## Dataset extract

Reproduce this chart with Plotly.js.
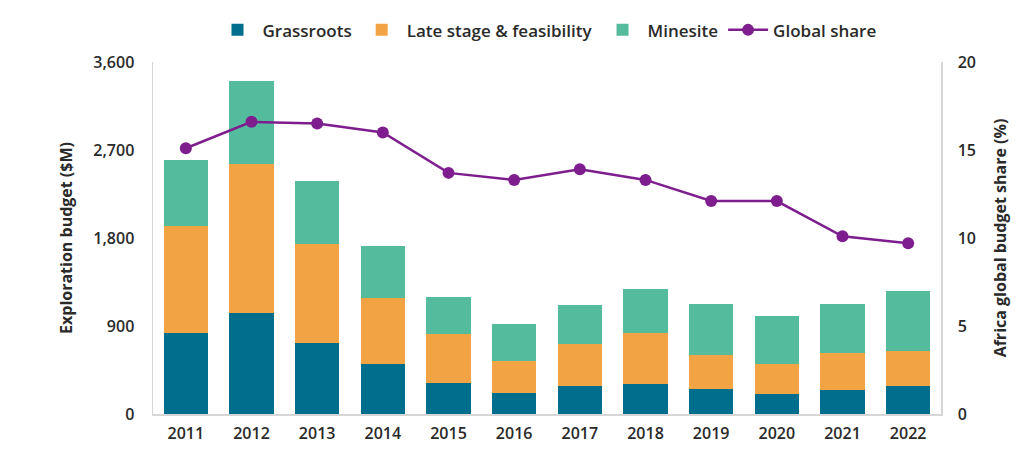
<!DOCTYPE html>
<html>
<head>
<meta charset="utf-8">
<script src="https://cdn.plot.ly/plotly-3.0.1.min.js"></script>
<style>html,body{margin:0;padding:0;background:#fff;}#chart{width:1024px;height:462px;}</style>
</head>
<body>
<div id="chart"></div>
<script>
const years = ["2011","2012","2013","2014","2015","2016","2017","2018","2019","2020","2021","2022"];
const grassroots = [828, 1037, 723, 507, 318, 210, 284, 311, 253, 203, 243, 284];
const lateStage = [1096, 1521, 1014, 676, 500, 331, 433, 514, 355, 311, 379, 358];
const minesite = [675, 852, 643, 531, 382, 379, 398, 449, 514, 490, 507, 615];
const globalShare = [15.1, 16.6, 16.5, 16.0, 13.7, 13.3, 13.9, 13.3, 12.1, 12.1, 10.1, 9.7];

const fontFam = "'Open Sans', Roboto, 'Liberation Sans', Arial, sans-serif";
const txt = "#2a2a2a";
const traces = [
  {type:"bar", name:"Grassroots", x:years, y:grassroots, marker:{color:"#006E8C"}},
  {type:"bar", name:"Late stage & feasibility", x:years, y:lateStage, marker:{color:"#F2A444"}},
  {type:"bar", name:"Minesite", x:years, y:minesite, marker:{color:"#55BB9D"}},
  {type:"scatter", mode:"lines+markers", name:"Global share", x:years, y:globalShare, yaxis:"y2",
   line:{color:"#7E1E8E", width:2.5}, marker:{color:"#7E1E8E", size:12}}
];
const layout = {
  width:1024, height:462,
  margin:{l:153, r:83, t:56, b:48},
  barmode:"stack", bargap:0.32,
  paper_bgcolor:"#fff", plot_bgcolor:"#fff",
  font:{family:fontFam, size:16, color:txt, weight:600},
  showlegend:true,
  legend:{orientation:"h", x:0.5, xanchor:"center", y:1.09, yanchor:"middle",
          font:{size:17, color:txt, weight:600}, traceorder:"normal", itemwidth:40},
  xaxis:{type:"category", range:[-0.5, 11.5], automargin:false, showline:true, linecolor:"#d6d6d6", linewidth:1.5, ticks:"", showgrid:false,
         ticklabelstandoff:4, tickfont:{size:16, color:txt, weight:600}},
  yaxis:{range:[0,3600], dtick:900, tickformat:",", automargin:false, showline:true, linecolor:"#d6d6d6", linewidth:1.5,
         showgrid:false, zeroline:false, ticks:"", ticklabelstandoff:14,
         tickfont:{size:16, color:txt, weight:600},
         title:{text:"Exploration budget ($M)", font:{size:16, color:txt, weight:700}, standoff:16}},
  yaxis2:{range:[0,20], dtick:5, overlaying:"y", side:"right", automargin:false, showline:true, linecolor:"#d6d6d6", linewidth:1.5,
          showgrid:false, zeroline:false, ticks:"", ticklabelstandoff:12,
          tickfont:{size:16, color:txt, weight:600},
          title:{text:"Africa global budget share (%)", font:{size:16, color:txt, weight:700}, standoff:20}}
};
Plotly.newPlot("chart", traces, layout, {displayModeBar:false, staticPlot:true});
</script>
</body>
</html>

## What is required
Transcribe the listing in full. Omit the pictures and keep every line exact.

## Full response
Reproduce this chart with Plotly.js.
<!DOCTYPE html>
<html>
<head>
<meta charset="utf-8">
<script src="https://cdn.plot.ly/plotly-3.0.1.min.js"></script>
<style>html,body{margin:0;padding:0;background:#fff;}#chart{width:1024px;height:462px;}</style>
</head>
<body>
<div id="chart"></div>
<script>
const years = ["2011","2012","2013","2014","2015","2016","2017","2018","2019","2020","2021","2022"];
const grassroots = [828, 1037, 723, 507, 318, 210, 284, 311, 253, 203, 243, 284];
const lateStage = [1096, 1521, 1014, 676, 500, 331, 433, 514, 355, 311, 379, 358];
const minesite = [675, 852, 643, 531, 382, 379, 398, 449, 514, 490, 507, 615];
const globalShare = [15.1, 16.6, 16.5, 16.0, 13.7, 13.3, 13.9, 13.3, 12.1, 12.1, 10.1, 9.7];

const fontFam = "'Open Sans', Roboto, 'Liberation Sans', Arial, sans-serif";
const txt = "#2a2a2a";
const traces = [
  {type:"bar", name:"Grassroots", x:years, y:grassroots, marker:{color:"#006E8C"}},
  {type:"bar", name:"Late stage & feasibility", x:years, y:lateStage, marker:{color:"#F2A444"}},
  {type:"bar", name:"Minesite", x:years, y:minesite, marker:{color:"#55BB9D"}},
  {type:"scatter", mode:"lines+markers", name:"Global share", x:years, y:globalShare, yaxis:"y2",
   line:{color:"#7E1E8E", width:2.5}, marker:{color:"#7E1E8E", size:12}}
];
const layout = {
  width:1024, height:462,
  margin:{l:153, r:83, t:56, b:48},
  barmode:"stack", bargap:0.32,
  paper_bgcolor:"#fff", plot_bgcolor:"#fff",
  font:{family:fontFam, size:16, color:txt, weight:600},
  showlegend:true,
  legend:{orientation:"h", x:0.5, xanchor:"center", y:1.09, yanchor:"middle",
          font:{size:17, color:txt, weight:600}, traceorder:"normal", itemwidth:40},
  xaxis:{type:"category", range:[-0.5, 11.5], automargin:false, showline:true, linecolor:"#d6d6d6", linewidth:1.5, ticks:"", showgrid:false,
         ticklabelstandoff:4, tickfont:{size:16, color:txt, weight:600}},
  yaxis:{range:[0,3600], dtick:900, tickformat:",", automargin:false, showline:true, linecolor:"#d6d6d6", linewidth:1.5,
         showgrid:false, zeroline:false, ticks:"", ticklabelstandoff:14,
         tickfont:{size:16, color:txt, weight:600},
         title:{text:"Exploration budget ($M)", font:{size:16, color:txt, weight:700}, standoff:16}},
  yaxis2:{range:[0,20], dtick:5, overlaying:"y", side:"right", automargin:false, showline:true, linecolor:"#d6d6d6", linewidth:1.5,
          showgrid:false, zeroline:false, ticks:"", ticklabelstandoff:12,
          tickfont:{size:16, color:txt, weight:600},
          title:{text:"Africa global budget share (%)", font:{size:16, color:txt, weight:700}, standoff:20}}
};
Plotly.newPlot("chart", traces, layout, {displayModeBar:false, staticPlot:true});
</script>
</body>
</html>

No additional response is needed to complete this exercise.